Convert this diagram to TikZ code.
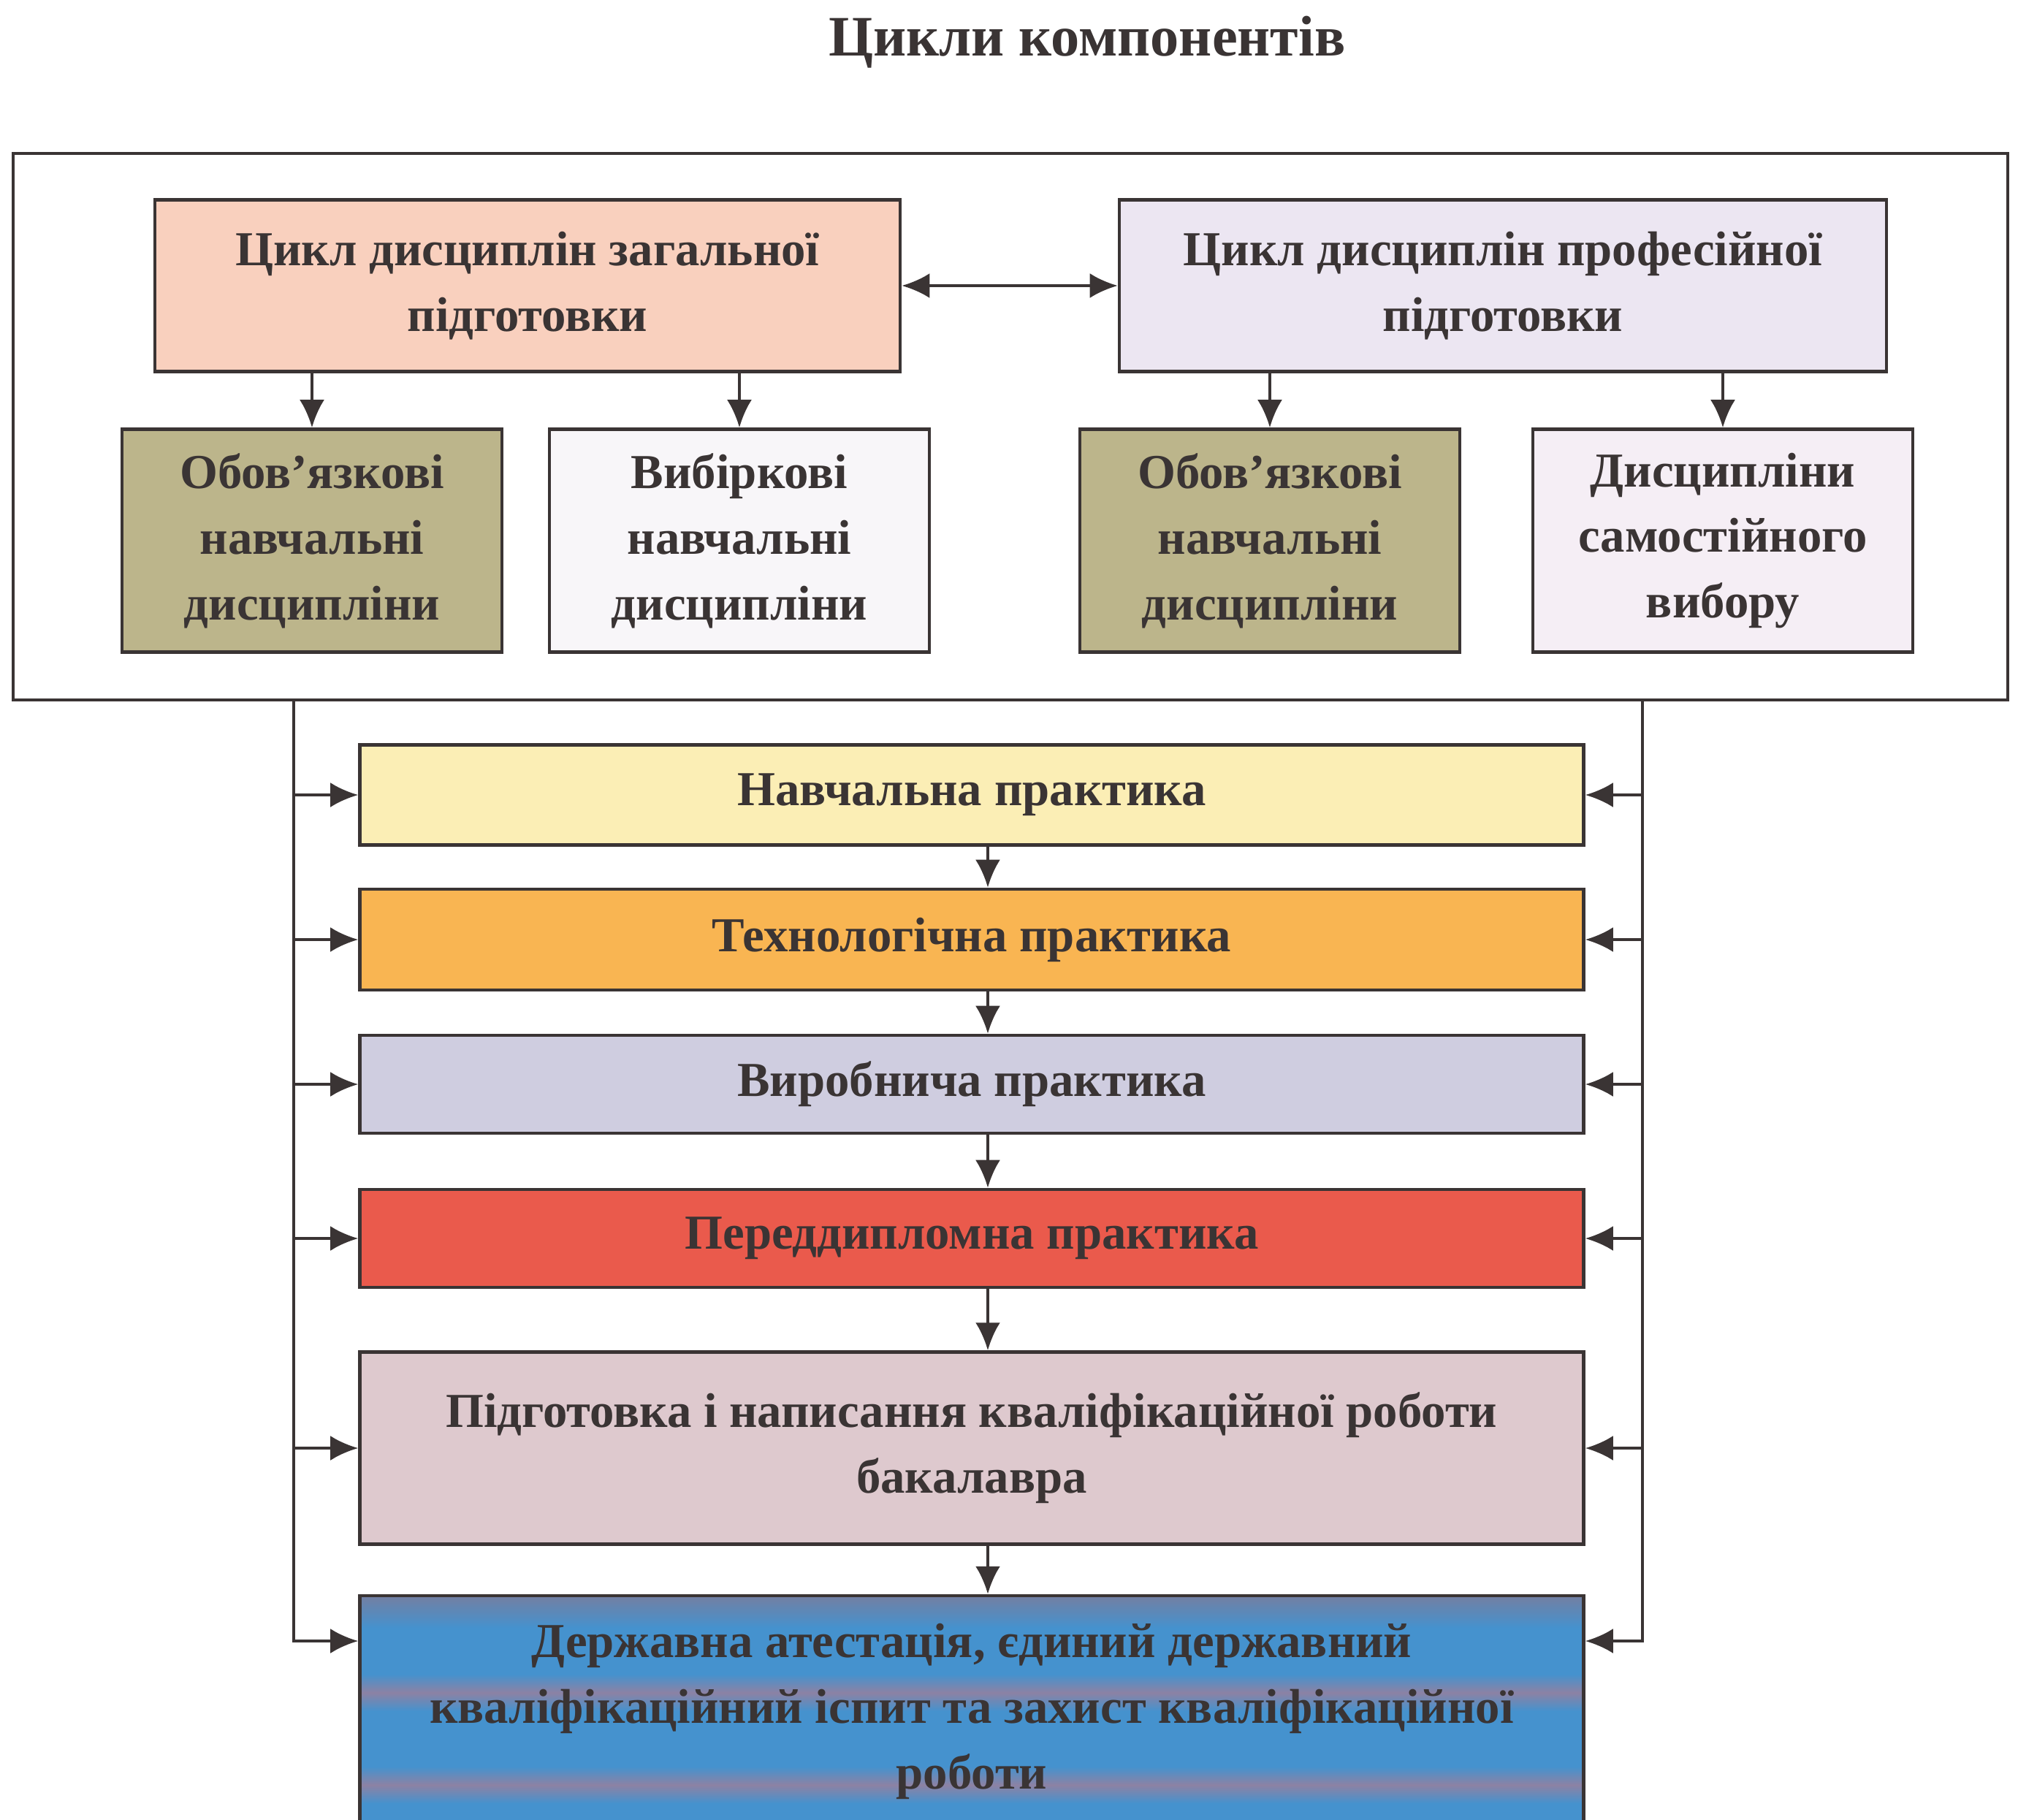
\documentclass[tikz,border=0pt]{standalone}
\usepackage{fontspec}
\setmainfont{Liberation Serif}
\usetikzlibrary{arrows.meta,positioning}
\definecolor{Ink}{HTML}{3A3434}
\definecolor{Peach}{HTML}{F9D0BE}
\definecolor{Lilac}{HTML}{ECE6F2}
\definecolor{Khaki}{HTML}{BCB58B}
\definecolor{Snow}{HTML}{F8F6F9}
\definecolor{Blush}{HTML}{F5EEF5}
\definecolor{Cream}{HTML}{FBEEB5}
\definecolor{Amber}{HTML}{F9B552}
\definecolor{Haze}{HTML}{CFCDE0}
\definecolor{Coral}{HTML}{EA5A4C}
\definecolor{Rose}{HTML}{DEC9CE}
\definecolor{SteelTop}{HTML}{737FA2}
\definecolor{SteelBlue}{HTML}{4592CE}
\definecolor{Mauve}{HTML}{8C82A4}
\pgfdeclareverticalshading{derzhbands}{100bp}{color(0bp)=(SteelBlue); color(30bp)=(SteelBlue); color(34bp)=(Mauve); color(38bp)=(SteelBlue); color(50bp)=(SteelBlue); color(54bp)=(Mauve); color(58bp)=(SteelBlue); color(68bp)=(SteelBlue); color(75bp)=(SteelTop); color(100bp)=(SteelTop)}

\begin{document}
\begin{tikzpicture}[x=1cm,y=1cm,>={Latex[length=3.8mm,width=3.4mm]},
    every node/.style={font=\fontsize{19}{25.6}\selectfont\bfseries,text=Ink},
    box/.style={draw=Ink,line width=1.3pt,align=center,inner sep=2pt},
    link/.style={->,draw=Ink,line width=1.2pt}]
      \useasboundingbox (0,0) rectangle (27.62,-24.90);
      \clip (0,0) rectangle (27.62,-24.90);

      \node[font=\fontsize{22.3}{27}\selectfont\bfseries] (title) at (14.88,-0.58) {Цикли компонентів};
      \node[draw=Ink,line width=1.1pt,minimum width=27.3cm,minimum height=7.48cm] (cycles) at (13.83,-5.84) {};

      % cycles of disciplines
      \node[box,fill=Peach,minimum width=10.2cm,minimum height=2.35cm] (zag) at (7.22,-3.91) {Цикл дисциплін загальної\\підготовки};
      \node[box,fill=Lilac,minimum width=10.5cm,minimum height=2.35cm] (prof) at (20.57,-3.91) {Цикл дисциплін професійної\\підготовки};
      \node[box,fill=Khaki,minimum width=5.2cm,minimum height=3.05cm] (zagobov) at (4.27,-7.40) {Обов’язкові\\навчальні\\дисципліни};
      \node[box,fill=Snow,minimum width=5.2cm,minimum height=3.05cm] (zagvyb) at (10.12,-7.40) {Вибіркові\\навчальні\\дисципліни};
      \node[box,fill=Khaki,minimum width=5.2cm,minimum height=3.05cm] (profobov) at (17.38,-7.40) {Обов’язкові\\навчальні\\дисципліни};
      \node[box,fill=Blush,minimum width=5.2cm,minimum height=3.05cm] (profsam) at (23.58,-7.40) {Дисципліни\\самостійного\\вибору};

      \draw[link,<->] (zag) -- (prof);
      \foreach \up/\down in {zag/zagobov,zag/zagvyb,prof/profobov,prof/profsam} {
        \draw[link] (\up.south -| \down.north) -- (\down.north);
      }

      % practices
      \node[box,fill=Cream,minimum width=16.75cm,minimum height=1.37cm] (nav) at (13.30,-10.88) {Навчальна практика};
      \node[box,fill=Amber,minimum width=16.75cm,minimum height=1.38cm] (tech) at (13.30,-12.86) {Технологічна практика};
      \node[box,fill=Haze,minimum width=16.75cm,minimum height=1.34cm] (vyr) at (13.30,-14.84) {Виробнича практика};
      \node[box,fill=Coral,minimum width=16.75cm,minimum height=1.34cm] (pered) at (13.30,-16.95) {Переддипломна практика};
      \node[box,fill=Rose,minimum width=16.75cm,minimum height=2.63cm] (pidg) at (13.30,-19.82) {Підготовка і написання кваліфікаційної роботи\\бакалавра};
      \node[box,shade,shading=derzhbands,minimum width=16.75cm,minimum height=3.16cm] (derzh) at (13.30,-23.42) {Державна атестація, єдиний державний\\кваліфікаційний іспит та захист кваліфікаційної\\роботи};

      \foreach \a/\b in {nav/tech,tech/vyr,vyr/pered,pered/pidg,pidg/derzh} {
        \draw[link] ([xshift=0.22cm]\a.south) -- ([xshift=0.22cm]\b.north);
      }

      \coordinate (lbus) at (4.02,-9.58);
      \coordinate (rbus) at (22.48,-9.58);
      \coordinate (lastrow) at (13.30,-22.46);
      \draw[link] (lbus) |- (derzh.west |- lastrow);
      \draw[link] (rbus) |- (derzh.east |- lastrow);
      \foreach \n in {nav,tech,vyr,pered,pidg} {
        \draw[link] (lbus |- \n.west) -- (\n.west);
        \draw[link] (rbus |- \n.east) -- (\n.east);
      }
    \end{tikzpicture}
\end{document}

....

▶ _WHAT IS EXPECTED_: Reproduce all of the material exactly, apart from the pictures.

▶ _EXPECTED ANSWER_:
Convert this diagram to TikZ code.
\documentclass[tikz,border=0pt]{standalone}
\usepackage{fontspec}
\setmainfont{Liberation Serif}
\usetikzlibrary{arrows.meta,positioning}
\definecolor{Ink}{HTML}{3A3434}
\definecolor{Peach}{HTML}{F9D0BE}
\definecolor{Lilac}{HTML}{ECE6F2}
\definecolor{Khaki}{HTML}{BCB58B}
\definecolor{Snow}{HTML}{F8F6F9}
\definecolor{Blush}{HTML}{F5EEF5}
\definecolor{Cream}{HTML}{FBEEB5}
\definecolor{Amber}{HTML}{F9B552}
\definecolor{Haze}{HTML}{CFCDE0}
\definecolor{Coral}{HTML}{EA5A4C}
\definecolor{Rose}{HTML}{DEC9CE}
\definecolor{SteelTop}{HTML}{737FA2}
\definecolor{SteelBlue}{HTML}{4592CE}
\definecolor{Mauve}{HTML}{8C82A4}
\pgfdeclareverticalshading{derzhbands}{100bp}{color(0bp)=(SteelBlue); color(30bp)=(SteelBlue); color(34bp)=(Mauve); color(38bp)=(SteelBlue); color(50bp)=(SteelBlue); color(54bp)=(Mauve); color(58bp)=(SteelBlue); color(68bp)=(SteelBlue); color(75bp)=(SteelTop); color(100bp)=(SteelTop)}

\begin{document}
\begin{tikzpicture}[x=1cm,y=1cm,>={Latex[length=3.8mm,width=3.4mm]},
    every node/.style={font=\fontsize{19}{25.6}\selectfont\bfseries,text=Ink},
    box/.style={draw=Ink,line width=1.3pt,align=center,inner sep=2pt},
    link/.style={->,draw=Ink,line width=1.2pt}]
      \useasboundingbox (0,0) rectangle (27.62,-24.90);
      \clip (0,0) rectangle (27.62,-24.90);

      \node[font=\fontsize{22.3}{27}\selectfont\bfseries] (title) at (14.88,-0.58) {Цикли компонентів};
      \node[draw=Ink,line width=1.1pt,minimum width=27.3cm,minimum height=7.48cm] (cycles) at (13.83,-5.84) {};

      % cycles of disciplines
      \node[box,fill=Peach,minimum width=10.2cm,minimum height=2.35cm] (zag) at (7.22,-3.91) {Цикл дисциплін загальної\\підготовки};
      \node[box,fill=Lilac,minimum width=10.5cm,minimum height=2.35cm] (prof) at (20.57,-3.91) {Цикл дисциплін професійної\\підготовки};
      \node[box,fill=Khaki,minimum width=5.2cm,minimum height=3.05cm] (zagobov) at (4.27,-7.40) {Обов’язкові\\навчальні\\дисципліни};
      \node[box,fill=Snow,minimum width=5.2cm,minimum height=3.05cm] (zagvyb) at (10.12,-7.40) {Вибіркові\\навчальні\\дисципліни};
      \node[box,fill=Khaki,minimum width=5.2cm,minimum height=3.05cm] (profobov) at (17.38,-7.40) {Обов’язкові\\навчальні\\дисципліни};
      \node[box,fill=Blush,minimum width=5.2cm,minimum height=3.05cm] (profsam) at (23.58,-7.40) {Дисципліни\\самостійного\\вибору};

      \draw[link,<->] (zag) -- (prof);
      \foreach \up/\down in {zag/zagobov,zag/zagvyb,prof/profobov,prof/profsam} {
        \draw[link] (\up.south -| \down.north) -- (\down.north);
      }

      % practices
      \node[box,fill=Cream,minimum width=16.75cm,minimum height=1.37cm] (nav) at (13.30,-10.88) {Навчальна практика};
      \node[box,fill=Amber,minimum width=16.75cm,minimum height=1.38cm] (tech) at (13.30,-12.86) {Технологічна практика};
      \node[box,fill=Haze,minimum width=16.75cm,minimum height=1.34cm] (vyr) at (13.30,-14.84) {Виробнича практика};
      \node[box,fill=Coral,minimum width=16.75cm,minimum height=1.34cm] (pered) at (13.30,-16.95) {Переддипломна практика};
      \node[box,fill=Rose,minimum width=16.75cm,minimum height=2.63cm] (pidg) at (13.30,-19.82) {Підготовка і написання кваліфікаційної роботи\\бакалавра};
      \node[box,shade,shading=derzhbands,minimum width=16.75cm,minimum height=3.16cm] (derzh) at (13.30,-23.42) {Державна атестація, єдиний державний\\кваліфікаційний іспит та захист кваліфікаційної\\роботи};

      \foreach \a/\b in {nav/tech,tech/vyr,vyr/pered,pered/pidg,pidg/derzh} {
        \draw[link] ([xshift=0.22cm]\a.south) -- ([xshift=0.22cm]\b.north);
      }

      \coordinate (lbus) at (4.02,-9.58);
      \coordinate (rbus) at (22.48,-9.58);
      \coordinate (lastrow) at (13.30,-22.46);
      \draw[link] (lbus) |- (derzh.west |- lastrow);
      \draw[link] (rbus) |- (derzh.east |- lastrow);
      \foreach \n in {nav,tech,vyr,pered,pidg} {
        \draw[link] (lbus |- \n.west) -- (\n.west);
        \draw[link] (rbus |- \n.east) -- (\n.east);
      }
    \end{tikzpicture}
\end{document}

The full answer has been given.